Should group buying sites be defined as C2C platform operators or online operators or even B2C model? At present, besides “Sina House” who organizes scene show for group buying, most group buying sites organize purchase activities directly on the Internet. Their profit models are as follows: (1) Direct sales. They register and sell the commodities directly online in the name of “group buying.” The commodities may come from self-purchase or consignment but they will get the sales profits directly. (2) Sales rebate. On the one hand, the group buying sites negotiate with the suppliers to get a discount price if the purchase amount reaches a certain level; on the other hand, the sites publish the information to call on consumers for the group buying. When participants reach a certain number, the deal can be achieved. Then the suppliers will pay commission or technical services fees to the sites according to the agreed proportion. The first model is no doubt the B2C model, but can we define the role of group buying sites in the second model as network platform operators? With regard to the activities of Didatuan in this case, we believe that though the e-commerce models are complex and diverse, e-commerce service providers in most cases are both platform operators and online store operators. According to the behavioral characteristics of the group buying sites, their business model is neither platform operator nor online store operator, but can be defined as new online stores in the form of “intermediary services.”
Platform operators, such as Taobao and eBay provide the trading platforms, and will not participate in specific transactions. They merely perform the platform management functions. Sellers, after registering on the platform with true identities, can self-publish product information. Buyers choose merchandise by virtue of their own brand awareness and preferences based on their own judgment. Sellers release information on the platform and buyers get access to the information via the platform. Both sides expect the platform to guarantee access to information as well as the security of the whole transaction process rather than the real quality of the merchandise. Platform operators cannot control the information released by sellers and have difficulties in identifying the counterfeits. Under this circumstance, if the right holders monitor these commodities information and identify them as infringing, they can send notice to the platform operators, ordering the sites to “delete” commodity information. Therefore, infringement liabilities for platform operators only apply to the “safe harbor rules.” If the “red flag principle” is adopted here, right holders need to provide evidence for the existence of obvious infringement. In the new e-commerce model, group buying sites play a more dominant role in the entire transaction process. It can be said that they organize the transaction activities rather than merely provide the trading environment.
First of all, group buying sites promote commodities and become the leader and first-mover in the transactions. At the beginning of group buying campaign, the sales volume and price are uncertain. Suppliers provide certain commodities with possible price, while the number of consumers remains unknown. According to business agreement, when purchase reaches a certain amount, the deal can be nailed down at the discount price. If the purchase amount is less than the agreed number, the deal will not be achieved. Although it seems like intermediary services, most group buying sites do not contact suppliers on basis of the demand submitted by consumers online. Instead, they first contact the suppliers and then release information for the goods/services.

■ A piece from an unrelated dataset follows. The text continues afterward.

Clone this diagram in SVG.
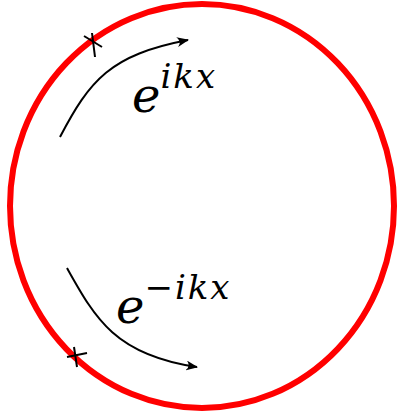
<svg xmlns="http://www.w3.org/2000/svg" width="398" height="413" viewBox="0 0 398 413">
<style>
.ln{fill:none;stroke:#000;stroke-width:2}
.t{font-family:"DejaVu Serif","Liberation Serif",serif;font-style:italic;fill:#000}
</style>
<defs>
<marker id="ah" viewBox="0 0 12 10" refX="11" refY="5" markerWidth="12" markerHeight="10" markerUnits="userSpaceOnUse" orient="auto">
<path d="M0,0 Q5,5 0,10 L12,5 Z" fill="#000"/>
</marker>
</defs>
<rect width="398" height="413" fill="#fff"/>
<g id="circle"><ellipse cx="202" cy="206" rx="192" ry="202" fill="none" stroke="#f00" stroke-width="6"/></g>
<g id="marks">
<line class="ln" x1="84" y1="36" x2="102" y2="47"/>
<line class="ln" x1="92" y1="33" x2="95" y2="57"/>
<line class="ln" x1="67" y1="357" x2="87" y2="353"/>
<line class="ln" x1="74" y1="347" x2="77" y2="367"/>
</g>
<g id="connectors">
<path class="ln" d="M60,137 C90,80 110,55 188,40" marker-end="url(#ah)"/>
<path class="ln" d="M67,268 C95,318 115,355 197,367" marker-end="url(#ah)"/>
</g>
<g id="label-top"><text class="t" x="132" y="112" font-size="48">e<tspan font-size="34" dy="-24" letter-spacing="2">ikx</tspan></text></g>
<g id="label-bottom"><text class="t" x="116" y="323" font-size="48">e<tspan font-size="34" dy="-24" letter-spacing="2">−ikx</tspan></text></g>
</svg>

Therefore, consumers tend to believe that these commodities are selected and examined and then published by the sites. Particularly different from intermediary services, it is the sites rather than the suppliers that accept payment. Suppliers are only in charge of providing commodities.
Secondly, the most essential characteristics of group buying are “group purchasing power.” The premise is that the commodity is authentic. The unit profit is thin but the quantity is large, so that the overall profit is high. If the “authentic” premise does not exist, there is no ground for low-price advantage in group purchase compared to the normal price.
Furthermore, another characteristic of group buying is that the transaction is transient. For example, Groupon launches a promotional product every day. Group buying sites in China also promote commodities in limited period of time. So consumers do not have enough time to learn, compare and balance to make a good choice. The organizers of such transient transactions are group buying sites. Few suppliers can complete the process independently.
Finally, because of the transient nature of group buying transaction, even if no trademark holders notify the sites to remove items, the product information will turn invalid after the accomplishment of the campaign. If the rights holders find out their goods have been infringed and then notify the sites, it may also be too late because the deal may be completed. In this case, thousands of infringing goods have been sold, so that it is too late to do the “notification and removal” acts according to the “safe harbor rules.”
It can be concluded that it is unreasonable and impractical to identify group buying sites as “platform operators” and adopt “safe harbor or “red flag” rules from aspects of product information release, consumer awareness, payment method or in terms of accountabilities in trademark infringement. If the “safe harbor rules” are applied to define the tort liability of group buying sites, the premise should be “do not know or should not know” the fact of infringement. Since the sites select the commodities and organize the group buying campaign, it should have fulfilled the obligations of review and examination. It is impossible to describe the sites as “do not know or should not know.”
Another possible way is to define the behavior of group buying sites as advertising. However, advertisers generally do not involve in sales, or release sales information on their own behalf, or accept consumer payments. Advertisers basically do not profit according to the sales volume.
In summary, the author believes that though the business model of group buying is different from traditional B2C model, this difference is in form rather than in substance, which is due to the inherent characteristics of the group buying model. Since group buying sites profit from this business model, and even directly profit from such sales practices, they should assume corresponding responsibilities. Identification on trademark infringement liability follows the fault presumption principle. Also, in accordance with paragraph 3 of Article 56 of Trademark Law, the operators may be exempted from liability only when they “do not know has infringed the trademark rights” and “indicate the legal sources” of the commodities. The two conditions are considered together with a variety of factors such as the cognitive ability of sellers and trademark visibility. It is suggested that group buying site should clarify responsibilities and fulfill statutory review obligations when releasing goods/services information, so as to protect the legitimate interests of consumers and trademark holders and to promote the healthy development of group buying industry.